What you should do:
Below are entries. Pull out all lines containing "this".

Data:
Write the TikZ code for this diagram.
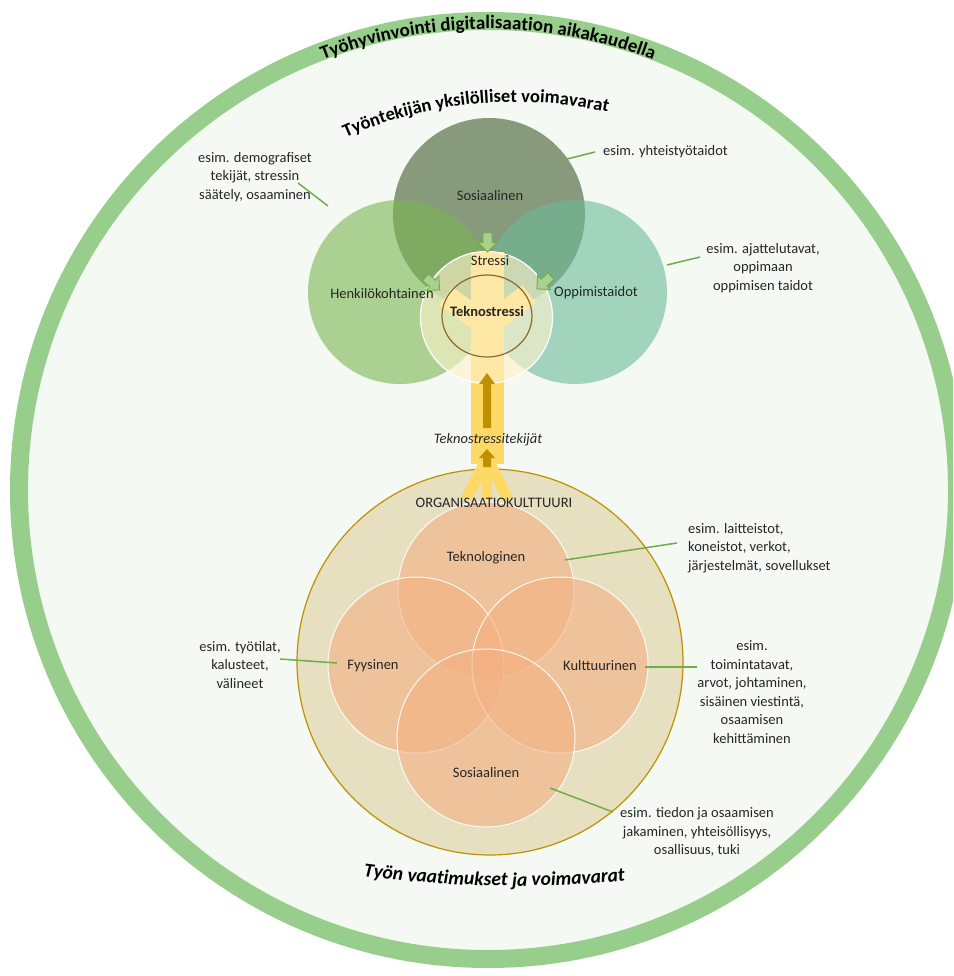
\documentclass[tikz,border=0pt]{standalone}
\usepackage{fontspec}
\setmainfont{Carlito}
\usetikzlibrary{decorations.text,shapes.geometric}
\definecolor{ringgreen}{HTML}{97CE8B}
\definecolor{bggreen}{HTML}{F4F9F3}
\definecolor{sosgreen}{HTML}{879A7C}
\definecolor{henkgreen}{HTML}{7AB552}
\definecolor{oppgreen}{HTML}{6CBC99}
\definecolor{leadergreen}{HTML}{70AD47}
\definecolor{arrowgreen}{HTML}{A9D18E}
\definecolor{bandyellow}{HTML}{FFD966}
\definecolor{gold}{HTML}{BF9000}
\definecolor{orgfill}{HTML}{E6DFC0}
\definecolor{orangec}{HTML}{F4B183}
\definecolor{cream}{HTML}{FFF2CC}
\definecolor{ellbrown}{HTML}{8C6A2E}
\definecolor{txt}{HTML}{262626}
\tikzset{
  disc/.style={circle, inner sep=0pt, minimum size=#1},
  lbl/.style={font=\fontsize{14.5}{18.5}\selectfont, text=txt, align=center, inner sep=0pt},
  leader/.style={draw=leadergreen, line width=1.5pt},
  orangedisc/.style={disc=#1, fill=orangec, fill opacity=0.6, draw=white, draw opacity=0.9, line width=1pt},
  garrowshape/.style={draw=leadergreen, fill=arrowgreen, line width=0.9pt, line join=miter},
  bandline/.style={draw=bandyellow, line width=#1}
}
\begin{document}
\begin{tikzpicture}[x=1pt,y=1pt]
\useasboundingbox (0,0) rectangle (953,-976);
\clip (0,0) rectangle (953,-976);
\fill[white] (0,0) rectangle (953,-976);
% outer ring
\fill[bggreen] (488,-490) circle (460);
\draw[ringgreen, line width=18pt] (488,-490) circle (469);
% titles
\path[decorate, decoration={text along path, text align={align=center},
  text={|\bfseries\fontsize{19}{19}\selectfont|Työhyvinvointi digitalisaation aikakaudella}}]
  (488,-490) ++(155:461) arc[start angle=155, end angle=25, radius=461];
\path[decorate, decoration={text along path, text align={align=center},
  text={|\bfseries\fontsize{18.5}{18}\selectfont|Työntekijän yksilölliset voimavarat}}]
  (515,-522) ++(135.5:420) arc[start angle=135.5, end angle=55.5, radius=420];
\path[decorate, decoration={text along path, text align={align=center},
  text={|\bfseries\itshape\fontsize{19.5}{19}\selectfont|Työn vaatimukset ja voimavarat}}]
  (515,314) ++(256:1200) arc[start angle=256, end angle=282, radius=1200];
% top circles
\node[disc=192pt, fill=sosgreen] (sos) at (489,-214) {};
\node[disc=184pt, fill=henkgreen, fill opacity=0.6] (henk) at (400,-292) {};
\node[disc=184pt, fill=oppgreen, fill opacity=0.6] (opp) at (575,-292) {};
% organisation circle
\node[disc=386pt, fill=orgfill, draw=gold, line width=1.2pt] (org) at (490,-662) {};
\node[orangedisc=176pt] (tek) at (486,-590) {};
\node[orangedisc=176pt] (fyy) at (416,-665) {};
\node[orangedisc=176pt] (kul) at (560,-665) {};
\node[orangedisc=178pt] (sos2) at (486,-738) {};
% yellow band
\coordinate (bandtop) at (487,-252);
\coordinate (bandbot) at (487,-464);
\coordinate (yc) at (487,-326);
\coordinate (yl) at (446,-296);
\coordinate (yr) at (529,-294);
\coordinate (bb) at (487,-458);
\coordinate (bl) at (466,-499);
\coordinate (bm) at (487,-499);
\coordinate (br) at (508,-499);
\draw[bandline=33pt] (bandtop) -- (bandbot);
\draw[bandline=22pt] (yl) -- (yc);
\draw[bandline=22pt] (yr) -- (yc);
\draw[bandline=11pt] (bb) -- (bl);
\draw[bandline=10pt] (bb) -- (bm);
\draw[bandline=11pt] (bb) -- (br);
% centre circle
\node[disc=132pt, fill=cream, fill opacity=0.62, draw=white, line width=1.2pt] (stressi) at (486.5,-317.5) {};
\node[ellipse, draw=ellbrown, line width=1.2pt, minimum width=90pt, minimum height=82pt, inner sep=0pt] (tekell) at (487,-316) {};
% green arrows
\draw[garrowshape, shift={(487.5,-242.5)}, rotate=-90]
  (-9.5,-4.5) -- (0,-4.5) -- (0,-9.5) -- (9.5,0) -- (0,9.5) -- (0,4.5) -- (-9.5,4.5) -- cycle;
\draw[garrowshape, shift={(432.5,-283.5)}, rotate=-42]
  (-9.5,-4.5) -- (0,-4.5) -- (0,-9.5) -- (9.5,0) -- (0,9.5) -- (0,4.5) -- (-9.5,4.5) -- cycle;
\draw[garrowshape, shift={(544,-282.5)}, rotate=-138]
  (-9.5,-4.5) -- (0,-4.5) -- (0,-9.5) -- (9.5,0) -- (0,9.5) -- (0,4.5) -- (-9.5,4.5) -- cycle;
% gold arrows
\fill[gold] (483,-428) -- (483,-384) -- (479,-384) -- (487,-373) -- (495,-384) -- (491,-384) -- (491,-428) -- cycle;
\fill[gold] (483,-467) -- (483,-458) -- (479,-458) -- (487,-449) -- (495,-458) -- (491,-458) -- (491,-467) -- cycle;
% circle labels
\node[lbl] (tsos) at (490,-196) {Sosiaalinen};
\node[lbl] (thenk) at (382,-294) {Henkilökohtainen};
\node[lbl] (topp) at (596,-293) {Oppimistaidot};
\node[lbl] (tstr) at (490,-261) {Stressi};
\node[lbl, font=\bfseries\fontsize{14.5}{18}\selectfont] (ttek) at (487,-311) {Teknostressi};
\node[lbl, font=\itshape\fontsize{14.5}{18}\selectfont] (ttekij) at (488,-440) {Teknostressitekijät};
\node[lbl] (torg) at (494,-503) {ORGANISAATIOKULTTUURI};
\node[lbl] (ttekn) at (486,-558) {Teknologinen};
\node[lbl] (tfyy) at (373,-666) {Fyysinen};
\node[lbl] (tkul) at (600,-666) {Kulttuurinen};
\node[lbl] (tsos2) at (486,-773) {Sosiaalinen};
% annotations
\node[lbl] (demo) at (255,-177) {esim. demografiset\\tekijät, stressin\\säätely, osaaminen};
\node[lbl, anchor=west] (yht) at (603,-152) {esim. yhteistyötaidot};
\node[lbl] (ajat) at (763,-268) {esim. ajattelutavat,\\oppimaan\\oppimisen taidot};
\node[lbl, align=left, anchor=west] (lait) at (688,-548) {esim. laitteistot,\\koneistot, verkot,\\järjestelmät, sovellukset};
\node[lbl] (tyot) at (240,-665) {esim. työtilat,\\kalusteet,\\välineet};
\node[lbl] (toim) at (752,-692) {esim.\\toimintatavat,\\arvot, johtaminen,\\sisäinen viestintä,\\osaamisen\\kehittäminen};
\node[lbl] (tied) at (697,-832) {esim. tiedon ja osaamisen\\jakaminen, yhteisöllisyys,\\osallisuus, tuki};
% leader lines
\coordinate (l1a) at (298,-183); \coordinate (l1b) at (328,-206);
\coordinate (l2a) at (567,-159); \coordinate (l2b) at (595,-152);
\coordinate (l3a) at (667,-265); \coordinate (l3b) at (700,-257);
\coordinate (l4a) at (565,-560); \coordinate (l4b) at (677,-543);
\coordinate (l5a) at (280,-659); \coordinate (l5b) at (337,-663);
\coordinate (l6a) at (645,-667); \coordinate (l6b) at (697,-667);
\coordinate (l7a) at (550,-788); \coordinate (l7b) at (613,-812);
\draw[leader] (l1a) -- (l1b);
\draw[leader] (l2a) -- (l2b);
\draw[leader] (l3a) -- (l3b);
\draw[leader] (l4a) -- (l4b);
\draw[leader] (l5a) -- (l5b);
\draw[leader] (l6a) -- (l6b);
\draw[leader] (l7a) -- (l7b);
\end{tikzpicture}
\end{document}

---

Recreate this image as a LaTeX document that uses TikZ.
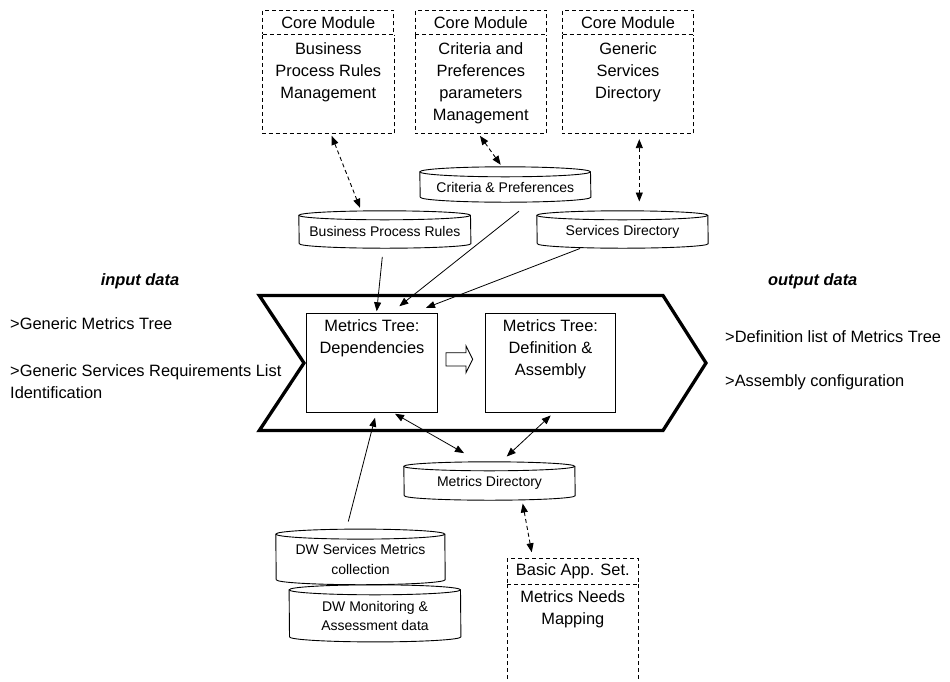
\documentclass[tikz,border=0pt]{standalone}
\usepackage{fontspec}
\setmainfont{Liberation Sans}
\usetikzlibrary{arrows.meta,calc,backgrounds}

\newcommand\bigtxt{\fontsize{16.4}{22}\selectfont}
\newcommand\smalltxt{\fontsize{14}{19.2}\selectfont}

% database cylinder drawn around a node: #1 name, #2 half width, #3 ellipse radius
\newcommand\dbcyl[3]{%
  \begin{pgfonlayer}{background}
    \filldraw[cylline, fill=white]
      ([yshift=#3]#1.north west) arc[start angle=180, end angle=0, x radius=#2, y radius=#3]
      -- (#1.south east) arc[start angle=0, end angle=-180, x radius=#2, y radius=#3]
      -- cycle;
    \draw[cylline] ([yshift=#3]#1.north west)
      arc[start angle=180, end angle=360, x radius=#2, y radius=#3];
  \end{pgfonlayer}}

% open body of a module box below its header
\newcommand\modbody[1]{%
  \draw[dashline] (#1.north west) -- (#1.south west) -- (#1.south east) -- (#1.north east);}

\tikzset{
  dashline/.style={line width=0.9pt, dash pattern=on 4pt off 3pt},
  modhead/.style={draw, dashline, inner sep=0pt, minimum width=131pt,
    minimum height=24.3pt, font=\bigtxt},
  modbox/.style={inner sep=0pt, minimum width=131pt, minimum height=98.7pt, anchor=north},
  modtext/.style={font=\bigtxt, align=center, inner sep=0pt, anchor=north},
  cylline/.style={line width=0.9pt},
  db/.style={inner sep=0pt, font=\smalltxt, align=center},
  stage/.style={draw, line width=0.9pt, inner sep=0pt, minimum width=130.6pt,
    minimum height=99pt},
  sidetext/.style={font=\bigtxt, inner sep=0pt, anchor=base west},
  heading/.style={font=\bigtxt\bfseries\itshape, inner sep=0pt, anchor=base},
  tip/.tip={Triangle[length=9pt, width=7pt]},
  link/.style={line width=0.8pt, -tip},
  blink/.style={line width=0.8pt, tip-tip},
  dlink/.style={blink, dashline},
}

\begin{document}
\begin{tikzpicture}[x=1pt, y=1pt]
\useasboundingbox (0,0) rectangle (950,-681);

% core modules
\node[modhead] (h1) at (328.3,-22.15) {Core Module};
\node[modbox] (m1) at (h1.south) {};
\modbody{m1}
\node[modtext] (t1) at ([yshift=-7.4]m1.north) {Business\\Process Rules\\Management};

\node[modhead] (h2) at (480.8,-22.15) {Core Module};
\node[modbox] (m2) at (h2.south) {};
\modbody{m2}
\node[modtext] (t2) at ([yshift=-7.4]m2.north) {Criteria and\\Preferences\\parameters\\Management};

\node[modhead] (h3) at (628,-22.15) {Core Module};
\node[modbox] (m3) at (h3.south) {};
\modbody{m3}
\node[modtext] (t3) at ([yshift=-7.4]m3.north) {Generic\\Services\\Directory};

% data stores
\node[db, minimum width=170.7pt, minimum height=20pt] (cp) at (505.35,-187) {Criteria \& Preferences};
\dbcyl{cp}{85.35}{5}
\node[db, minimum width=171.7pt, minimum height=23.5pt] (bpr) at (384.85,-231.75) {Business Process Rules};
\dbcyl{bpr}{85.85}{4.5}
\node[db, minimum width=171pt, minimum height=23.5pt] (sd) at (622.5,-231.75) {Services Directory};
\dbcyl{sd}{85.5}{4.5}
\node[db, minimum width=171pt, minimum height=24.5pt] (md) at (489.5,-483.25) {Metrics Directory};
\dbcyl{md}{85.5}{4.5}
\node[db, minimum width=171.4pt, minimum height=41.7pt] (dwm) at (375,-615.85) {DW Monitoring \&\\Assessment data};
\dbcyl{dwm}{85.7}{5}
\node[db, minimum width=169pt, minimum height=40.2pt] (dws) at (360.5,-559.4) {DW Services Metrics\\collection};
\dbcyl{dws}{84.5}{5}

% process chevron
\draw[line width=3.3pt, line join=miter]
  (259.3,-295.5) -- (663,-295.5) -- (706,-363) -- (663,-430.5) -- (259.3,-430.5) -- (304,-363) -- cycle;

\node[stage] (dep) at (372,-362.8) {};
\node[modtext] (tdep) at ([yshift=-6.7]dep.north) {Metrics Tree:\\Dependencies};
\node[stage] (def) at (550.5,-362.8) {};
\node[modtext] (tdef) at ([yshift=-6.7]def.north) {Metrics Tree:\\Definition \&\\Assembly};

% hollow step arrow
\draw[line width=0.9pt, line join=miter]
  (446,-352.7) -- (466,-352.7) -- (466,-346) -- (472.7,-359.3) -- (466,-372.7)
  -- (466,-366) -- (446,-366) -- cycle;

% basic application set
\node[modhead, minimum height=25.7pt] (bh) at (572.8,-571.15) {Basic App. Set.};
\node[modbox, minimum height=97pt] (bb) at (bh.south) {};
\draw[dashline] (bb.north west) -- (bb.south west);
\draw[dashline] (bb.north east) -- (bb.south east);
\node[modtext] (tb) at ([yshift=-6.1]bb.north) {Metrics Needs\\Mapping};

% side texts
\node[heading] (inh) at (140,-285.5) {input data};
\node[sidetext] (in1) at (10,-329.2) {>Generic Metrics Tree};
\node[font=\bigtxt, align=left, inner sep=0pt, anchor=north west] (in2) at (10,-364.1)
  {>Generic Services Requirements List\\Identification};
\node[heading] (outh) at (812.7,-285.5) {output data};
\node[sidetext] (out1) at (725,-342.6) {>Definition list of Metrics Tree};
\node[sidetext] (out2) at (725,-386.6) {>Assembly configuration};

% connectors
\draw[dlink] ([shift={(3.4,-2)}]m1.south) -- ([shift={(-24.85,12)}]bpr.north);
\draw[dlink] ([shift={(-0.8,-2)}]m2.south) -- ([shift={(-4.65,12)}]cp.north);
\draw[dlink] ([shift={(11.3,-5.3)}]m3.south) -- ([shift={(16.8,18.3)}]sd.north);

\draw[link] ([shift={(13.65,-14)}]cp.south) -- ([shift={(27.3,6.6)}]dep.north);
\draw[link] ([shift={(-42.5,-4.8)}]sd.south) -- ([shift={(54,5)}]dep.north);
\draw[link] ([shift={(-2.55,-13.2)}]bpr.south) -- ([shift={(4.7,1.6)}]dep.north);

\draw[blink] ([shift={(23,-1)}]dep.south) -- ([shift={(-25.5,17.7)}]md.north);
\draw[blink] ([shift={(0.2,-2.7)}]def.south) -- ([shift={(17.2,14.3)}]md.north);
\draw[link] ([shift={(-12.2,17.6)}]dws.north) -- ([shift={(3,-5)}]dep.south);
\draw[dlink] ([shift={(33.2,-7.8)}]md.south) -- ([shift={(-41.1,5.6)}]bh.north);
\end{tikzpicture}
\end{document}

Correct answer:
Write the TikZ code for this diagram.
Recreate this image as a LaTeX document that uses TikZ.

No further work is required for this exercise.